* _Work to be completed_: Write the listing below out again exactly, dropping the images.

* _Material provided_:
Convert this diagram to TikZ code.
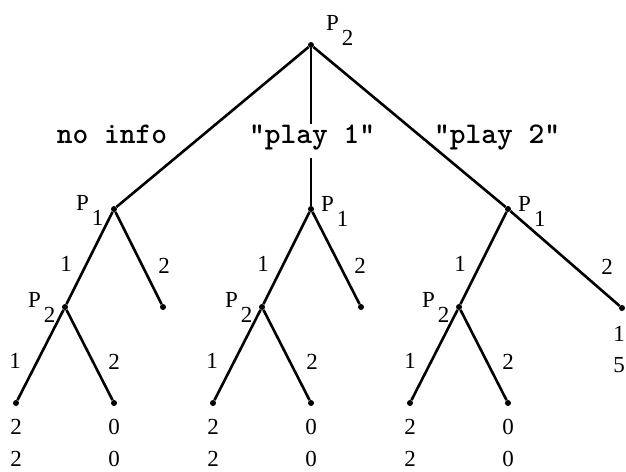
\documentclass[tikz,border=0pt]{standalone}
\usepackage{fontspec}
\setmainfont{Liberation Serif}
\newcommand\Plab[1]{P\kern3pt\raisebox{-15pt}{#1}}
\begin{document}
\begin{tikzpicture}[x=1pt,y=-1pt,
  dot/.style={circle,fill=black,inner sep=0pt,minimum size=6pt},
  edge/.style={line width=2.6pt},
  num/.style={font=\fontsize{23}{23}\selectfont,inner sep=0pt},
  plab/.style={num,anchor=base west},
  pay/.style={num,anchor=base},
  info/.style={font=\ttfamily\bfseries\fontsize{30}{30}\selectfont,inner sep=0pt,anchor=base}
]
\useasboundingbox (0,0) rectangle (626,471);
% decision nodes and leaves
\node[dot] (r) at (311,45) {};
\node[dot] (a) at (114,209) {};
\node[dot] (b) at (311,209) {};
\node[dot] (c) at (508,209) {};
\node[dot] (a2) at (65,307) {};
\node[dot] (b2) at (262,307) {};
\node[dot] (c2) at (459,307) {};
\node[dot] (aR) at (163,307) {};
\node[dot] (bR) at (361,307) {};
\node[dot] (cR) at (622,308) {};
\node[dot] (a21) at (16,403) {};
\node[dot] (a22) at (114,403) {};
\node[dot] (b21) at (213,403) {};
\node[dot] (b22) at (311,403) {};
\node[dot] (c21) at (410,403) {};
\node[dot] (c22) at (508,403) {};
\coordinate (gt) at (311,124);
\coordinate (gb) at (311,158);
% edges
\draw[edge] (r) -- (a);
\draw[edge] (r) -- (gt);
\draw[edge] (gb) -- (b);
\draw[edge] (r) -- (c);
\draw[edge] (a) -- (a2); \draw[edge] (a) -- (aR);
\draw[edge] (b) -- (b2); \draw[edge] (b) -- (bR);
\draw[edge] (c) -- (c2); \draw[edge] (c) -- (cR);
\draw[edge] (a2) -- (a21); \draw[edge] (a2) -- (a22);
\draw[edge] (b2) -- (b21); \draw[edge] (b2) -- (b22);
\draw[edge] (c2) -- (c21); \draw[edge] (c2) -- (c22);
% player labels
\node[plab] (lr) at (326,30) {\Plab{2}};
\node[plab] (la) at (76,210) {\Plab{1}};
\node[plab] (lb) at (321,211) {\Plab{1}};
\node[plab] (lc) at (518,211) {\Plab{1}};
\node[plab] (la2) at (28,307) {\Plab{2}};
\node[plab] (lb2) at (225,307) {\Plab{2}};
\node[plab] (lc2) at (422,307) {\Plab{2}};
% information labels
\node[info] (i0) at (112,143) {no info};
\node[info] (i1) at (312,143) {"play 1"};
\node[info] (i2) at (497,143) {"play 2"};
% edge labels
\node[num] (ea1) at (66,264) {1};
\node[num] (ea2) at (164,266) {2};
\node[num] (eb1) at (263,264) {1};
\node[num] (eb2) at (360,266) {2};
\node[num] (ec1) at (460,264) {1};
\node[num] (ec2) at (607,267) {2};
\node[num] (ea21) at (15,361) {1};
\node[num] (ea22) at (114,362) {2};
\node[num] (eb21) at (212,361) {1};
\node[num] (eb22) at (312,362) {2};
\node[num] (ec21) at (410,361) {1};
\node[num] (ec22) at (508,362) {2};
% payoffs
\node[pay] (pa1a) at (16,434) {2}; \node[pay] (pa1b) at (16,466) {2};
\node[pay] (pa2a) at (114,434) {0}; \node[pay] (pa2b) at (114,466) {0};
\node[pay] (pb1a) at (213,434) {2}; \node[pay] (pb1b) at (213,466) {2};
\node[pay] (pb2a) at (311,434) {0}; \node[pay] (pb2b) at (311,466) {0};
\node[pay] (pc1a) at (410,434) {2}; \node[pay] (pc1b) at (410,466) {2};
\node[pay] (pc2a) at (508,434) {0}; \node[pay] (pc2b) at (508,466) {0};
\node[pay] (pcRa) at (619,341) {1}; \node[pay] (pcRb) at (619,372) {5};
\end{tikzpicture}
\end{document}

* _Right answer_:
Convert this diagram to TikZ code.
\documentclass[tikz,border=0pt]{standalone}
\usepackage{fontspec}
\setmainfont{Liberation Serif}
\newcommand\Plab[1]{P\kern3pt\raisebox{-15pt}{#1}}
\begin{document}
\begin{tikzpicture}[x=1pt,y=-1pt,
  dot/.style={circle,fill=black,inner sep=0pt,minimum size=6pt},
  edge/.style={line width=2.6pt},
  num/.style={font=\fontsize{23}{23}\selectfont,inner sep=0pt},
  plab/.style={num,anchor=base west},
  pay/.style={num,anchor=base},
  info/.style={font=\ttfamily\bfseries\fontsize{30}{30}\selectfont,inner sep=0pt,anchor=base}
]
\useasboundingbox (0,0) rectangle (626,471);
% decision nodes and leaves
\node[dot] (r) at (311,45) {};
\node[dot] (a) at (114,209) {};
\node[dot] (b) at (311,209) {};
\node[dot] (c) at (508,209) {};
\node[dot] (a2) at (65,307) {};
\node[dot] (b2) at (262,307) {};
\node[dot] (c2) at (459,307) {};
\node[dot] (aR) at (163,307) {};
\node[dot] (bR) at (361,307) {};
\node[dot] (cR) at (622,308) {};
\node[dot] (a21) at (16,403) {};
\node[dot] (a22) at (114,403) {};
\node[dot] (b21) at (213,403) {};
\node[dot] (b22) at (311,403) {};
\node[dot] (c21) at (410,403) {};
\node[dot] (c22) at (508,403) {};
\coordinate (gt) at (311,124);
\coordinate (gb) at (311,158);
% edges
\draw[edge] (r) -- (a);
\draw[edge] (r) -- (gt);
\draw[edge] (gb) -- (b);
\draw[edge] (r) -- (c);
\draw[edge] (a) -- (a2); \draw[edge] (a) -- (aR);
\draw[edge] (b) -- (b2); \draw[edge] (b) -- (bR);
\draw[edge] (c) -- (c2); \draw[edge] (c) -- (cR);
\draw[edge] (a2) -- (a21); \draw[edge] (a2) -- (a22);
\draw[edge] (b2) -- (b21); \draw[edge] (b2) -- (b22);
\draw[edge] (c2) -- (c21); \draw[edge] (c2) -- (c22);
% player labels
\node[plab] (lr) at (326,30) {\Plab{2}};
\node[plab] (la) at (76,210) {\Plab{1}};
\node[plab] (lb) at (321,211) {\Plab{1}};
\node[plab] (lc) at (518,211) {\Plab{1}};
\node[plab] (la2) at (28,307) {\Plab{2}};
\node[plab] (lb2) at (225,307) {\Plab{2}};
\node[plab] (lc2) at (422,307) {\Plab{2}};
% information labels
\node[info] (i0) at (112,143) {no info};
\node[info] (i1) at (312,143) {"play 1"};
\node[info] (i2) at (497,143) {"play 2"};
% edge labels
\node[num] (ea1) at (66,264) {1};
\node[num] (ea2) at (164,266) {2};
\node[num] (eb1) at (263,264) {1};
\node[num] (eb2) at (360,266) {2};
\node[num] (ec1) at (460,264) {1};
\node[num] (ec2) at (607,267) {2};
\node[num] (ea21) at (15,361) {1};
\node[num] (ea22) at (114,362) {2};
\node[num] (eb21) at (212,361) {1};
\node[num] (eb22) at (312,362) {2};
\node[num] (ec21) at (410,361) {1};
\node[num] (ec22) at (508,362) {2};
% payoffs
\node[pay] (pa1a) at (16,434) {2}; \node[pay] (pa1b) at (16,466) {2};
\node[pay] (pa2a) at (114,434) {0}; \node[pay] (pa2b) at (114,466) {0};
\node[pay] (pb1a) at (213,434) {2}; \node[pay] (pb1b) at (213,466) {2};
\node[pay] (pb2a) at (311,434) {0}; \node[pay] (pb2b) at (311,466) {0};
\node[pay] (pc1a) at (410,434) {2}; \node[pay] (pc1b) at (410,466) {2};
\node[pay] (pc2a) at (508,434) {0}; \node[pay] (pc2b) at (508,466) {0};
\node[pay] (pcRa) at (619,341) {1}; \node[pay] (pcRb) at (619,372) {5};
\end{tikzpicture}
\end{document}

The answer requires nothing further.